What was fortunate was the fact that we had made it up there on Friday, before the Thruway had closed down – being in a position to at least hang out & try again early next morn. It may well go down as the slowest traffic jam in history, but, I can say it sure was the most colorful, musical, & festive one too. Thank you, thank you, all you funny DIY car & van artists ; you really brought a lot of smiles to my face.
I have yet to write the whole, wall-to-wall Woodstock story, which I can easily do, & partially have. More like I somewhat ignored the subject over time, until it has become such an important, important symbol, as it is so much needed in these 2011 days, dark, dark atmosphere.
With a life event like this one, tho, I think it’s more an “I’ll never forget” idea, & many who were there would likely agree! I do have a 3 pg. (postmarked & dated) letter I wrote & sent off to my Sis on Thursday, Aug 21st, recounting a few things I literally didn’t recall in overall memory. It’s funny to read @ points, but, the real stuff is in there nevertheless. Well, that’s a 19 yr old amateur for ya – who’s perfect?
After setting out early Sat. morn, then having to park the car & walk along the highway for what felt like some 10 miles/2 hours, we finally walked up the winding approach roads, to view what was one of the most amazing sights I think I will ever see in this life.
I guess many attendees have their “when I first saw that crowd” reactions – I can try to recapture mine.
It was, at first, a victorious, proud kind of feeling of: “Yeaaahhh….I knew it might get this big, was hoping it would get this big” ; the feeling of a (definitely amateur) longhair’s relief & triumph at seeing how (unexpectedly!) huge this generational set of ideas had come in a few short years since, say, 1965…how huge that feeling-tone was getting….anyone who was there might will recognize this glow of ‘membership’ (cost free, too) in something that never had actually happened before, & certainly had never been powered by music & new artforms to that extent.
But as I looked at over the crowd from its backline area, a secondary reaction began to dawn on me, which didn’t form into take the form of those happy words in my head. It was a beginnging realization that: “This is no Jim Morrison/Paul Kantner stoned, lyrical, encouragement type of fantasy…this thing – right in front of my own eyes – is REAL, & it has grown so huge, & so quickly, that if this keeps going, it literally CAN take over the world..”
I don’t, to this day, consider this impression at all naive. I feel that there was a fork in the human road which could have branched off & succeeded in what people were pushing for, for greater & greater freedom(s), & greater humanity brought out in the whole world.

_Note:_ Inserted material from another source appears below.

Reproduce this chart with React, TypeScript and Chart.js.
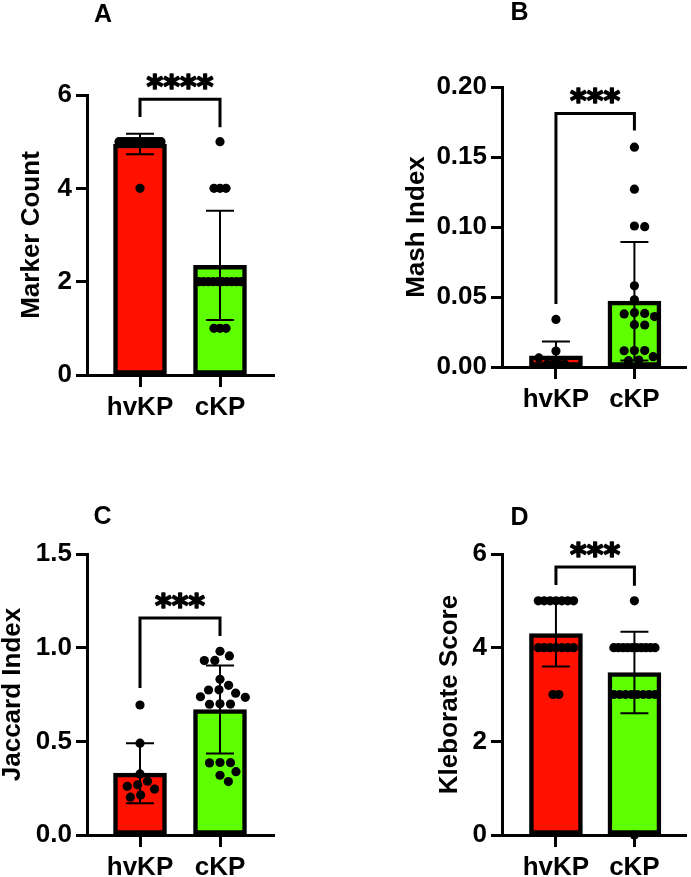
import React, { useEffect, useRef } from 'react';
import { Chart, registerables } from 'chart.js';
Chart.register(...registerables);

// ---------- data ----------
const groups = ['hvKP', 'cKP'];

// Panel A – Marker Count
const markerHv = [5, 5, 5, 5, 5, 5, 5, 5, 5, 5, 5, 5, 5, 5, 5, 5, 4];
const markerC = [5, 4, 4, 4, 2, 2, 2, 2, 2, 2, 2, 2, 2, 2, 1, 1, 1];
const markerMean = [4.95, 2.35];
const markerSd = [0.22, 1.17];
const markerTicks = [0, 2, 4, 6];
const markerTickLabels = ['0', '2', '4', '6'];
const markerBracket = [5.91, 5.53, 5.31];

// Panel B – Mash Index
const mashHv = [0.034, 0.0114, 0.0065, 0.002, 0.002, 0.002, 0.002];
const mashC = [0.157, 0.127, 0.1002, 0.1007, 0.058, 0.048, 0.036, 0.0383, 0.0379, 0.0388, 0.03, 0.0302, 0.0117, 0.0118, 0.0116, 0.0045, 0.0074, 0.005];
const mashMean = [0.008, 0.047];
const mashSd = [0.0103, 0.0423];
const mashTicks = [0, 0.05, 0.1, 0.15, 0.2];
const mashTickLabels = ['0.00', '0.05', '0.10', '0.15', '0.20'];
const mashBracket = [0.181, 0.045, 0.169];

// Panel C – Jaccard Index
const jaccardHv = [0.694, 0.49, 0.326, 0.287, 0.268, 0.26, 0.245, 0.214, 0.202];
const jaccardC = [0.981, 0.956, 0.931, 0.932, 0.831, 0.799, 0.774, 0.775, 0.757, 0.738, 0.735, 0.699, 0.7, 0.698, 0.386, 0.387, 0.385, 0.338, 0.319, 0.285];
const jaccardMean = [0.33, 0.67];
const jaccardSd = [0.16, 0.235];
const jaccardTicks = [0, 0.5, 1, 1.5];
const jaccardTickLabels = ['0.0', '0.5', '1.0', '1.5'];
const jaccardBracket = [1.158, 0.785, 1.062];

// Panel D – Kleborate Score
const kleborateHv = [5, 5, 5, 5, 5, 5, 5, 4, 4, 4, 4, 4, 4, 4, 3, 3];
const kleborateC = [5, 4, 4, 4, 4, 4, 4, 4, 4, 4, 4, 3, 3, 3, 3, 3, 3, 3, 3, 0];
const kleborateMean = [4.3, 3.47];
const kleborateSd = [0.7, 0.87];
const kleborateTicks = [0, 2, 4, 6];
const kleborateTickLabels = ['0', '2', '4', '6'];
const kleborateBracket = [5.72, 5.34, 5.32];

// ---------- styling / layout ----------
const RED = '#FF1100';
const GREEN = '#5EFF00';
const FONT = "'Liberation Sans', Arial, Helvetica, sans-serif";
const X_PX_PER_UNIT = 80;
const PLOT_H = 280;
const X_AXIS_H = 40;

type Geom = { left: number; top: number; w: number; h: number; cl: number; cr: number; ct: number; cb: number; c0: number; titleX: number; letter: [number, number] };

const panels = [
  { letter: 'A', title: 'Marker Count', hv: markerHv, c: markerC, mean: markerMean, sd: markerSd, ticks: markerTicks, tickLabels: markerTickLabels, yMax: 6, bracket: markerBracket, stars: '****',
    g: { left: 0, top: 0, w: 345, h: 438, cl: 87, cr: 274, ct: 95, cb: 375, c0: 53, titleX: 32, letter: [103, 13] } as Geom },
  { letter: 'B', title: 'Mash Index', hv: mashHv, c: mashC, mean: mashMean, sd: mashSd, ticks: mashTicks, tickLabels: mashTickLabels, yMax: 0.2, bracket: mashBracket, stars: '***',
    g: { left: 345, top: 0, w: 346, h: 438, cl: 157, cr: 345, ct: 87, cb: 367, c0: 55, titleX: 72, letter: [174.5, 11] } as Geom },
  { letter: 'C', title: 'Jaccard Index', hv: jaccardHv, c: jaccardC, mean: jaccardMean, sd: jaccardSd, ticks: jaccardTicks, tickLabels: jaccardTickLabels, yMax: 1.5, bracket: jaccardBracket, stars: '***',
    g: { left: 0, top: 438, w: 345, h: 439, cl: 87, cr: 274, ct: 116, cb: 397, c0: 53, titleX: 12, letter: [102.5, 77] } as Geom },
  { letter: 'D', title: 'Kleborate Score', hv: kleborateHv, c: kleborateC, mean: kleborateMean, sd: kleborateSd, ticks: kleborateTicks, tickLabels: kleborateTickLabels, yMax: 6, bracket: kleborateBracket, stars: '***',
    g: { left: 345, top: 438, w: 346, h: 439, cl: 157, cr: 345, ct: 116, cb: 397, c0: 55, titleX: 105, letter: [174.5, 77.5] } as Geom },
];

// horizontal arrangement of dots (column scatter): equal values form centered rows, others are swarmed
function swarmOffsets(values: number[], pxPerUnitY: number): number[] {
  const D = 10.5, ROW = 6, MAXH = 21;
  const offs = new Array(values.length).fill(0);
  const byVal = new Map<number, number[]>();
  values.forEach((v, i) => { if (!byVal.has(v)) byVal.set(v, []); byVal.get(v)!.push(i); });
  const placed: { x: number; y: number }[] = [];
  byVal.forEach((idxs, v) => {
    if (idxs.length > 1) {
      const m = idxs.length;
      const sp = Math.min(ROW, (2 * MAXH) / (m - 1));
      idxs.forEach((idx, j) => { const px = (j - (m - 1) / 2) * sp; offs[idx] = px; placed.push({ x: px, y: v * pxPerUnitY }); });
    }
  });
  const singles = values.map((v, i) => i).filter((i) => byVal.get(values[i])!.length === 1).sort((a, b) => values[b] - values[a]);
  for (const i of singles) {
    const y = values[i] * pxPerUnitY;
    const cands = [0];
    for (const p of placed) {
      const dy = Math.abs(p.y - y);
      if (dy < D) { const dx = Math.sqrt(D * D - dy * dy); cands.push(p.x + dx, p.x - dx); }
    }
    cands.sort((a, b) => Math.abs(a) - Math.abs(b));
    let best = 0;
    for (const cx of cands) {
      const ok = placed.every((p) => Math.hypot(p.x - cx, p.y - y) >= D - 0.01);
      if (ok) { best = cx; break; }
    }
    offs[i] = best;
    placed.push({ x: best, y });
  }
  return offs;
}

function PanelChart({ p }: { p: (typeof panels)[number] }) {
  const ref = useRef<HTMLCanvasElement>(null);
  useEffect(() => {
    const g = p.g;
    const pxPerUnitY = PLOT_H / p.yMax;
    const points: { x: number; y: number }[] = [];
    [p.hv, p.c].forEach((vals, gi) => {
      const offs = swarmOffsets(vals, pxPerUnitY);
      vals.forEach((v, i) => points.push({ x: gi + offs[i] / X_PX_PER_UNIT, y: v }));
    });
    const padL = Math.max(0, g.titleX - 13);
    const yW = g.cl - padL;
    const xMin = -g.c0 / X_PX_PER_UNIT;
    const xMax = (g.cr - g.cl - g.c0) / X_PX_PER_UNIT;

    const annot = {
      id: 'annot' + p.letter,
      afterDatasetsDraw(chart: any) {
        const { ctx, scales } = chart;
        const x = scales.x, y = scales.y;
        ctx.save();
        ctx.strokeStyle = '#000';
        ctx.lineCap = 'butt';
        // error bars (mean ± SD)
        ctx.lineWidth = 2;
        for (let i = 0; i < 2; i++) {
          const cx = x.getPixelForValue(i);
          const hi = p.mean[i] + p.sd[i];
          const lo = p.mean[i] - p.sd[i];
          const yt = y.getPixelForValue(hi);
          const yb = y.getPixelForValue(Math.max(lo, 0));
          ctx.beginPath();
          ctx.moveTo(cx, yt); ctx.lineTo(cx, yb);
          ctx.moveTo(cx - 14, yt); ctx.lineTo(cx + 14, yt);
          if (lo > 0) { ctx.moveTo(cx - 14, yb); ctx.lineTo(cx + 14, yb); }
          ctx.stroke();
        }
        // significance bracket
        const [bt, bl, br] = p.bracket;
        const x0 = x.getPixelForValue(0), x1 = x.getPixelForValue(1);
        const ytop = y.getPixelForValue(bt);
        ctx.lineWidth = 3;
        ctx.beginPath();
        ctx.moveTo(x0, y.getPixelForValue(bl));
        ctx.lineTo(x0, ytop);
        ctx.lineTo(x1, ytop);
        ctx.lineTo(x1, y.getPixelForValue(br));
        ctx.stroke();
        // stars
        ctx.fillStyle = '#000';
        ctx.font = "bold 32px 'DejaVu Sans', sans-serif";
        ctx.textAlign = 'center';
        ctx.textBaseline = 'alphabetic';
        const m = ctx.measureText(p.stars);
        const target = ytop - 18;
        const yy = target - (m.actualBoundingBoxDescent - m.actualBoundingBoxAscent) / 2;
        ctx.lineWidth = 1.6;
        ctx.lineJoin = 'round';
        ctx.fillText(p.stars, (x0 + x1) / 2, yy);
        ctx.strokeText(p.stars, (x0 + x1) / 2, yy);
        // panel letter
        ctx.font = `bold 25px ${FONT}`;
        const ml = ctx.measureText(p.letter);
        const ly = g.letter[1] - (ml.actualBoundingBoxDescent - ml.actualBoundingBoxAscent) / 2;
        ctx.fillText(p.letter, g.letter[0], ly);
        ctx.restore();
      },
    };

    const chart = new Chart(ref.current!, {
      type: 'bar',
      data: {
        datasets: [
          { type: 'scatter', data: points, backgroundColor: '#000', pointRadius: 4.6, pointHoverRadius: 4.6, borderWidth: 0, order: 0, clip: false } as any,
          { type: 'bar', data: [{ x: 0, y: p.mean[0] }, { x: 1, y: p.mean[1] }], backgroundColor: [RED, GREEN], borderColor: '#000', borderWidth: 4.5, borderSkipped: false, barThickness: 53, order: 1, clip: false } as any,
        ],
      },
      options: {
        responsive: false,
        animation: false,
        events: [],
        layout: { padding: { left: padL, right: g.w - g.cr, top: g.ct, bottom: g.h - g.cb - X_AXIS_H } },
        plugins: { legend: { display: false }, tooltip: { enabled: false } },
        scales: {
          x: {
            type: 'linear', min: xMin, max: xMax, offset: false,
            grid: { display: true, drawOnChartArea: false, drawTicks: true, tickLength: 12, tickWidth: 3, tickColor: '#000', color: '#000', offset: false },
            border: { display: true, width: 3, color: '#000' },
            ticks: { color: '#000', padding: 5, font: { family: FONT, size: 26, weight: 'bold' }, callback: (v: any) => groups[v] ?? '' },
            afterBuildTicks: (s: any) => { s.ticks = [{ value: 0 }, { value: 1 }]; },
            afterFit: (s: any) => { s.height = X_AXIS_H; },
          } as any,
          y: {
            type: 'linear', min: 0, max: p.yMax,
            grid: { display: true, drawOnChartArea: false, drawTicks: true, tickLength: 11, tickWidth: 3, tickColor: '#000', color: '#000' },
            border: { display: true, width: 3, color: '#000' },
            ticks: { color: '#000', padding: 4, font: { family: FONT, size: 26, weight: 'bold' }, callback: (v: any) => { const k = p.ticks.findIndex((t) => Math.abs(t - v) < 1e-9); return k >= 0 ? p.tickLabels[k] : ''; } },
            afterBuildTicks: (s: any) => { s.ticks = p.ticks.map((t) => ({ value: t })); },
            afterFit: (s: any) => { s.width = yW; },
            title: { display: true, text: p.title, color: '#000', padding: { top: 0, bottom: 0 }, font: { family: FONT, size: 26, weight: 'bold', lineHeight: 1 } },
          } as any,
        },
      },
      plugins: [annot],
    } as any);
    return () => chart.destroy();
  }, [p]);
  return (
    <canvas ref={ref} width={p.g.w} height={p.g.h}
      style={{ position: 'absolute', left: p.g.left, top: p.g.top, width: p.g.w, height: p.g.h }} />
  );
}

export default function App() {
  return (
    <div style={{ position: 'absolute', left: 0, top: 0, width: 691, height: 877, background: '#fff', overflow: 'hidden' }}>
      {panels.map((p) => <PanelChart key={p.letter} p={p} />)}
    </div>
  );
}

I was looking at a phenomenon. There really was a Group Mind acting in unison, under the surface. (And the MUSIC…wouw!) An early, Inner version of the internet was moving that crowd.

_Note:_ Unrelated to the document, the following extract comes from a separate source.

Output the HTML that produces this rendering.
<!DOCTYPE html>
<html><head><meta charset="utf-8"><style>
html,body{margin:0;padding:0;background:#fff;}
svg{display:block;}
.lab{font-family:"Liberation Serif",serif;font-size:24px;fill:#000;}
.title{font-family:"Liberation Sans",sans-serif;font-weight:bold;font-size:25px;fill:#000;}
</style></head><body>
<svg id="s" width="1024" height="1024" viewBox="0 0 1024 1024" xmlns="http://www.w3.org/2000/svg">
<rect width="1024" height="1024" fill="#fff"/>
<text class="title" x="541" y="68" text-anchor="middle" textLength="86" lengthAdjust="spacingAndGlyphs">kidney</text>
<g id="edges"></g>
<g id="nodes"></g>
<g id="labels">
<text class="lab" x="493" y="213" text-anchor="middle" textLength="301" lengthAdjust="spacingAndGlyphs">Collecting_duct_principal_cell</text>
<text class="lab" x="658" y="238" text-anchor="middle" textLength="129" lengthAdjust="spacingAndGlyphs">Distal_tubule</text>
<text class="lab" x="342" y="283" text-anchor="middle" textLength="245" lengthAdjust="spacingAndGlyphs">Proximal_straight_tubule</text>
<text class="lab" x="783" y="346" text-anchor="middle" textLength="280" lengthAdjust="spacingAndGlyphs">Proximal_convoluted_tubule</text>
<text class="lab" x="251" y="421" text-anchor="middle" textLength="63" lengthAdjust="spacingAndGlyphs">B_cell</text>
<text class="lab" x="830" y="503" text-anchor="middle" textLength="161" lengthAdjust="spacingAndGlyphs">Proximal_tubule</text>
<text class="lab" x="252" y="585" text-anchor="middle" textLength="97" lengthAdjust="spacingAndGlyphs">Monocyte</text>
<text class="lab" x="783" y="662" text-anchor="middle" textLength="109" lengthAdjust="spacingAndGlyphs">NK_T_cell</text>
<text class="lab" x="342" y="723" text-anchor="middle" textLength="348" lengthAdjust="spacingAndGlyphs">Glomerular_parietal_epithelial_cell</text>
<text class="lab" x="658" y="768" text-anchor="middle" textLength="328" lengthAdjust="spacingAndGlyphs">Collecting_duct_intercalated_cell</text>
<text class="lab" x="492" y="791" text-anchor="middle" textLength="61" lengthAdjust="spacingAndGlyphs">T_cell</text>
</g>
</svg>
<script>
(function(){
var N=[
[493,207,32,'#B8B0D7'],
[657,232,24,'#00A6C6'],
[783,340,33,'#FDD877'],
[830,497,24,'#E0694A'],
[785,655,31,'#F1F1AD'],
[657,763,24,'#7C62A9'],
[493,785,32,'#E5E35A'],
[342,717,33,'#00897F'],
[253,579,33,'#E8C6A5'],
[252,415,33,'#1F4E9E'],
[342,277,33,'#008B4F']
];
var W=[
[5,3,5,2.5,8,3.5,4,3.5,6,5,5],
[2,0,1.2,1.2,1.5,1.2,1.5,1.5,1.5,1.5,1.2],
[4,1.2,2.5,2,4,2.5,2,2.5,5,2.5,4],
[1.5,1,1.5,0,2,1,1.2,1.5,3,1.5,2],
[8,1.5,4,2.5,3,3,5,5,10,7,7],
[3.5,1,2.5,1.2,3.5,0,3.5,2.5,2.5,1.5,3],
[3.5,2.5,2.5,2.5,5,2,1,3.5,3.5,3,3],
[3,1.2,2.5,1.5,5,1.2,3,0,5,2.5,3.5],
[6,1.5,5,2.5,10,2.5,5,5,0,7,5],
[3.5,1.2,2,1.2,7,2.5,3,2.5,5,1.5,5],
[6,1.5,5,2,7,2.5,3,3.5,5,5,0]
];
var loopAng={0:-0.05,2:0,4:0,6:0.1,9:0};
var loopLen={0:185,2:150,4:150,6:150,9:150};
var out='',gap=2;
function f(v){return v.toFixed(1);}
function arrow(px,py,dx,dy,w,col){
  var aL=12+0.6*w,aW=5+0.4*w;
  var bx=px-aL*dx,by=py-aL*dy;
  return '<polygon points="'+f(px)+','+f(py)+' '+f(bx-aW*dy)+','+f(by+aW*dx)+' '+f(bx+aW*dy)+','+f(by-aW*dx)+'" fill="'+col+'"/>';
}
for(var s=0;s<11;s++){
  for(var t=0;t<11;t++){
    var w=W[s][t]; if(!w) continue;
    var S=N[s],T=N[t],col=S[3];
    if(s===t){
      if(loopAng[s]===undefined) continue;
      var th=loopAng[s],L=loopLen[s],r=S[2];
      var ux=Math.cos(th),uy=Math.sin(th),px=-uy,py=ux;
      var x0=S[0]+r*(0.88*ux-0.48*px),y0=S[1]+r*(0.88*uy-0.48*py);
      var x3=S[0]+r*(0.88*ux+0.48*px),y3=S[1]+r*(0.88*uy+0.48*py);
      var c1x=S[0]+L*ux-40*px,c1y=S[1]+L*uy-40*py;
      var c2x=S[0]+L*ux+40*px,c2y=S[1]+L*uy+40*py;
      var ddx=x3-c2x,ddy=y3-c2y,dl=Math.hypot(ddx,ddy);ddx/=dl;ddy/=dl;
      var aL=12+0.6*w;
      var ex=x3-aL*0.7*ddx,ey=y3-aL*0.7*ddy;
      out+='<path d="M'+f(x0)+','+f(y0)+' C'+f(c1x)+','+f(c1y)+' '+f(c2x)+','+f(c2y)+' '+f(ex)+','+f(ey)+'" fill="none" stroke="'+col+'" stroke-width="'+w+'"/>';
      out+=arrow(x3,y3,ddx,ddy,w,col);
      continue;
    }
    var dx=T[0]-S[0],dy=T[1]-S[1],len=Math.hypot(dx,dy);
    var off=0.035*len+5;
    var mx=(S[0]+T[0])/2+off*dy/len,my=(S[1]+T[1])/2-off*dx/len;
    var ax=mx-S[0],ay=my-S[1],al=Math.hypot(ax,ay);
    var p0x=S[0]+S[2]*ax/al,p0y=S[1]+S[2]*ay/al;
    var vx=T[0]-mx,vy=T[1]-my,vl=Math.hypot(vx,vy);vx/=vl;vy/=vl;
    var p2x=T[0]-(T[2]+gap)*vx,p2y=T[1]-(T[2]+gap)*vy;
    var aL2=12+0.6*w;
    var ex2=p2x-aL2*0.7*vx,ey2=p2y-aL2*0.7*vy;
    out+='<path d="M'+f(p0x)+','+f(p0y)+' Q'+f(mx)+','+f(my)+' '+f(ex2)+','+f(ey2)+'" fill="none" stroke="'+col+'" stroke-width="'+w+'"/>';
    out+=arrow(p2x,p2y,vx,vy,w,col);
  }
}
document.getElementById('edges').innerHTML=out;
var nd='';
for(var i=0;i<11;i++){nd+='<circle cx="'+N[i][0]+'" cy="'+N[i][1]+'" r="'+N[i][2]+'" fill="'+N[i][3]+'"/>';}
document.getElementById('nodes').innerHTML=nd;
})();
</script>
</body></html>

For those who weren’t born yet, or too young @ the time, what that song phase says really was true – that “Something in the Air” was not in the least bit imaginary. This miles-thick psychological atmosphere of newness, freedom-to-come, freedom-finally-arrived optimism was so thick that one could just about taste it, cut it with a knife, bounce it over to other, ordinary kids just like you & anywhere you might go. And we did. And all this in spite of all the opposing negatives goin’ on.
Some great psychological wavefront had been moving across the country, & at one heck of a rapid pace…a wave of joy & change that no one will – or could – ever put a price on. It was feeling that rode underneath appearances. I don’t think it can be recaptured, either (but I’d love to be proven wrong!) Makes me sad, real, real grief, that those who were around at that time know with (full) feeling what I’m getting at..& that is not to condescend in any way to anyone who wasn’t. It’s sincere – I wish I could transmit this one all over the place. (A lot of people do, I’d bet) The great grief is what happens when I begin to think that all this will be lost. It’s almost worse than losing someone close to you…it’s losing something bigger – maybe that IS worse.
We left Sunday morn, just after the Who finished playing…& I did help pass around that brown trash bag to collect some trash. But – 24 hrs w’out sleep? I looked down @ the trash bag on (damp) ground that I had sat on all night, on the upper slope, &, well – no way – home & zzzzzzzz 4 me!
I walked in my house door (folks away on vacation) around 11AM, plunked down my jacket, etc, & put a pillow in front of the stereo. (“unnnhhh..meee…sleeeeep” said the monster). Hit the stereo switch. First song to come on?
“Can’t Find My Way Home” by Blind Faith.
PS: Who put Iron Butterfly’s “Time of Our Lives” up on the PA System just after 12 noon on Saturday? Boy did that song say it all just then. The Sun came out that aft , too.